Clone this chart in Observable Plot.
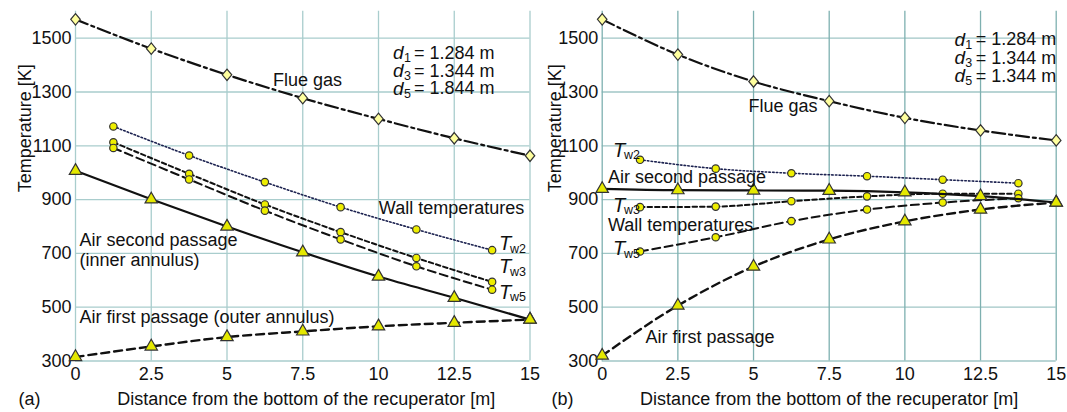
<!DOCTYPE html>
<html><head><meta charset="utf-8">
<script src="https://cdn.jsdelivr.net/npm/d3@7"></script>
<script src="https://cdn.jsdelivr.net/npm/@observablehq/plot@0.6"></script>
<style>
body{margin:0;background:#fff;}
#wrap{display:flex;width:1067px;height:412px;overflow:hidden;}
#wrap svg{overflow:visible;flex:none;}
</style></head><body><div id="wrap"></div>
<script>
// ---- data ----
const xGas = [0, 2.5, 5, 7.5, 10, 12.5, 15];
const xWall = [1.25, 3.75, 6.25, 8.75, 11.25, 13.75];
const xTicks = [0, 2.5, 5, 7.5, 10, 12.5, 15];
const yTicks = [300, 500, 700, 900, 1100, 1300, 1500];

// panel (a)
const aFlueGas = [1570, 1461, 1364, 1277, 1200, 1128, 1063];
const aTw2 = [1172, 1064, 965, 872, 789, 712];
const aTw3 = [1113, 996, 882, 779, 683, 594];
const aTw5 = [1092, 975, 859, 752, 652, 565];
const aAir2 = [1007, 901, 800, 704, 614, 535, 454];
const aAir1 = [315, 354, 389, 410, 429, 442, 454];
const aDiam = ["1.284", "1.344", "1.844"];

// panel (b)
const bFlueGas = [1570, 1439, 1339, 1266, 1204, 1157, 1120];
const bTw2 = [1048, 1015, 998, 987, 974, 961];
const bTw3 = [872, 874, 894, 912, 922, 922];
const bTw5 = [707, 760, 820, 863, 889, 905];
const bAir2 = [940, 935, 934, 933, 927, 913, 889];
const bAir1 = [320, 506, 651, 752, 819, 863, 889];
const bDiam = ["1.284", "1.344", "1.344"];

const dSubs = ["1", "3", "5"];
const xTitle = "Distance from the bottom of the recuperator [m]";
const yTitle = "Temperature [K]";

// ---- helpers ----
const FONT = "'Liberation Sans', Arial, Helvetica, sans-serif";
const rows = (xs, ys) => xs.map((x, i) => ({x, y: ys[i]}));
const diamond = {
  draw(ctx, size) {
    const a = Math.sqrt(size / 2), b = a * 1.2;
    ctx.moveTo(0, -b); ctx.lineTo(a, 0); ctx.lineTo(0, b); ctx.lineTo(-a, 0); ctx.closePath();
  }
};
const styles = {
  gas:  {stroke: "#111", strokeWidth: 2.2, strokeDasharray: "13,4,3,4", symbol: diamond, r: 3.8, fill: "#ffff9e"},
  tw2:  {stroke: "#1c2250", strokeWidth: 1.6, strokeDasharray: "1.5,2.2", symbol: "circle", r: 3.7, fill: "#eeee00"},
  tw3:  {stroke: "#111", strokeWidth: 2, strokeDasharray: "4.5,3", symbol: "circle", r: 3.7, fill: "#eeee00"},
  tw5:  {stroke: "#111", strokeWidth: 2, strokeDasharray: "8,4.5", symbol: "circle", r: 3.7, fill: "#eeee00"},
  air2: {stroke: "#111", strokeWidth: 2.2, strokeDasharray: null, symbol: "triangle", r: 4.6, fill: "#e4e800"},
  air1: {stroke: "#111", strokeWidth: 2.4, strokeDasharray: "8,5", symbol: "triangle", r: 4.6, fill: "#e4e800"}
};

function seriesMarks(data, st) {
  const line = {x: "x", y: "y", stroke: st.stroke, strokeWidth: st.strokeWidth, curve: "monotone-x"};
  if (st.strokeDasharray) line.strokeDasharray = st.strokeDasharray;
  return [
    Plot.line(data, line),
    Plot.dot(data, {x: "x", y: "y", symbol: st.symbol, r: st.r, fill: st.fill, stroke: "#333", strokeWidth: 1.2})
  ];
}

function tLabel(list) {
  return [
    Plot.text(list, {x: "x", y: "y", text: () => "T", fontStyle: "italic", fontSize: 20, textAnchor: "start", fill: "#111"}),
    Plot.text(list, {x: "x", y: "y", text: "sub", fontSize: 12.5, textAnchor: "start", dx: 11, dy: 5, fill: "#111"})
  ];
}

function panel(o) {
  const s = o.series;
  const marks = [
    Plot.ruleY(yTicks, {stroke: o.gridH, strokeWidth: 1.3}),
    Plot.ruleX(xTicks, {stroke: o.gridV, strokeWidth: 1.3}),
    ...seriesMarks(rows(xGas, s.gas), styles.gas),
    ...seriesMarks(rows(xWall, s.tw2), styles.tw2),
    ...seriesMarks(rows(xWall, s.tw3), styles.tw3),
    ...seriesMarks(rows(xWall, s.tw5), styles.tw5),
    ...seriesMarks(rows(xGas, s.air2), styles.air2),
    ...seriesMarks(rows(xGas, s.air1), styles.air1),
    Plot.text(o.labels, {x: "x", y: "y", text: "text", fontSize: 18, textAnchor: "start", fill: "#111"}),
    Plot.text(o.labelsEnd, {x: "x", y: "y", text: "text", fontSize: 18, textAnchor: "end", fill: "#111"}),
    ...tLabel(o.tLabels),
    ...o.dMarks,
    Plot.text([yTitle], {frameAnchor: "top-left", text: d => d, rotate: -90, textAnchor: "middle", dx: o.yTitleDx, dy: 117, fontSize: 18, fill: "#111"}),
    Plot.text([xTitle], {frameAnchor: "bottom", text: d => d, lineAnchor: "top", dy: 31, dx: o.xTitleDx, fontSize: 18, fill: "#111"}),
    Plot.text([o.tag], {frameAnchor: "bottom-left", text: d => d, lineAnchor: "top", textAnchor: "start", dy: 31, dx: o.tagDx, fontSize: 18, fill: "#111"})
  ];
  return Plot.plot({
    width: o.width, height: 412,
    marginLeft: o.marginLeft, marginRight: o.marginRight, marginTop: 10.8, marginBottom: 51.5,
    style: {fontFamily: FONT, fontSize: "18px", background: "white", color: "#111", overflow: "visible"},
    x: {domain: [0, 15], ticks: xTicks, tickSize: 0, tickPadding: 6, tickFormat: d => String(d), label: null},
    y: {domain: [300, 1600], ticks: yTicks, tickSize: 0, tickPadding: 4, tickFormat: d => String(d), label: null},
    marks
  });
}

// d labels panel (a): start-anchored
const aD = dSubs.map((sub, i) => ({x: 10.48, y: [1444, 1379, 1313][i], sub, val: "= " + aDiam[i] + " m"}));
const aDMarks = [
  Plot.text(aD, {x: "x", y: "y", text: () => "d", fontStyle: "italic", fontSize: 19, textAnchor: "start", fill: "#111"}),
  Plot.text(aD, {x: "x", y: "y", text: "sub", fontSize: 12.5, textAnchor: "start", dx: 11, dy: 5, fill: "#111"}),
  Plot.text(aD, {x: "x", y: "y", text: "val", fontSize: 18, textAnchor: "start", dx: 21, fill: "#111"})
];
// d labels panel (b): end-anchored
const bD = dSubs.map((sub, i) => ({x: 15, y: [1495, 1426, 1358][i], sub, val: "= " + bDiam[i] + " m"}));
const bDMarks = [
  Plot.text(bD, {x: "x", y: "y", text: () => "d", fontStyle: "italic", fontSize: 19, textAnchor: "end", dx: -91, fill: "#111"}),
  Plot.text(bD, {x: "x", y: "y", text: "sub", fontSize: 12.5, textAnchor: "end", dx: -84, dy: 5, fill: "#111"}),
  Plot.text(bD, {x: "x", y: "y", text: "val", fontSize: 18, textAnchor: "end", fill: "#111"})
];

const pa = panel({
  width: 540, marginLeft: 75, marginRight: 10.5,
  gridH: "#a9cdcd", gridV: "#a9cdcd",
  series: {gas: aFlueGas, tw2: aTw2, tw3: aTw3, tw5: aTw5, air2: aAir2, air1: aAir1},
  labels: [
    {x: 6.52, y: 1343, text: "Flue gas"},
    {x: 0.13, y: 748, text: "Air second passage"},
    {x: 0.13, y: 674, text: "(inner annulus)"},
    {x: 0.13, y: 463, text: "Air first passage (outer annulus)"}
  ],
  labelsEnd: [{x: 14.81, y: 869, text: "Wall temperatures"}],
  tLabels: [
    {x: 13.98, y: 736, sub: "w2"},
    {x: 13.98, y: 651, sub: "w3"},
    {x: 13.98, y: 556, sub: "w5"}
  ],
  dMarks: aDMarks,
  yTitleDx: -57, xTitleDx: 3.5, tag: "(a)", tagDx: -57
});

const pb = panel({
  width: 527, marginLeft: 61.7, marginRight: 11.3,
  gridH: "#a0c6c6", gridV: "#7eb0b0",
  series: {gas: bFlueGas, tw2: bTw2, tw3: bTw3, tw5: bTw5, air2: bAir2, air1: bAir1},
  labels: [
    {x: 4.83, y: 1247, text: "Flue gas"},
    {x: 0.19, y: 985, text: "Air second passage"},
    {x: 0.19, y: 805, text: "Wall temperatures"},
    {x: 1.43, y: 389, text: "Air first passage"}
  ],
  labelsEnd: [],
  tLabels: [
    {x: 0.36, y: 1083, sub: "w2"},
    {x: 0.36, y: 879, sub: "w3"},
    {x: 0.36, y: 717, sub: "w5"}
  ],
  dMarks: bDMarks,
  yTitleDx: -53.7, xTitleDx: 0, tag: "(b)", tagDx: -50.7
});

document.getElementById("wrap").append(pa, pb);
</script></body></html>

★ ★ ★ ★ ★

Skip the pictures and restate exactly the lines from the beginning of the listing to the line with "const yTicks = [300, 500, 700, 900, 1100, 1300, 1500];", that line included.

Clone this chart in Observable Plot.
<!DOCTYPE html>
<html><head><meta charset="utf-8">
<script src="https://cdn.jsdelivr.net/npm/d3@7"></script>
<script src="https://cdn.jsdelivr.net/npm/@observablehq/plot@0.6"></script>
<style>
body{margin:0;background:#fff;}
#wrap{display:flex;width:1067px;height:412px;overflow:hidden;}
#wrap svg{overflow:visible;flex:none;}
</style></head><body><div id="wrap"></div>
<script>
// ---- data ----
const xGas = [0, 2.5, 5, 7.5, 10, 12.5, 15];
const xWall = [1.25, 3.75, 6.25, 8.75, 11.25, 13.75];
const xTicks = [0, 2.5, 5, 7.5, 10, 12.5, 15];
const yTicks = [300, 500, 700, 900, 1100, 1300, 1500];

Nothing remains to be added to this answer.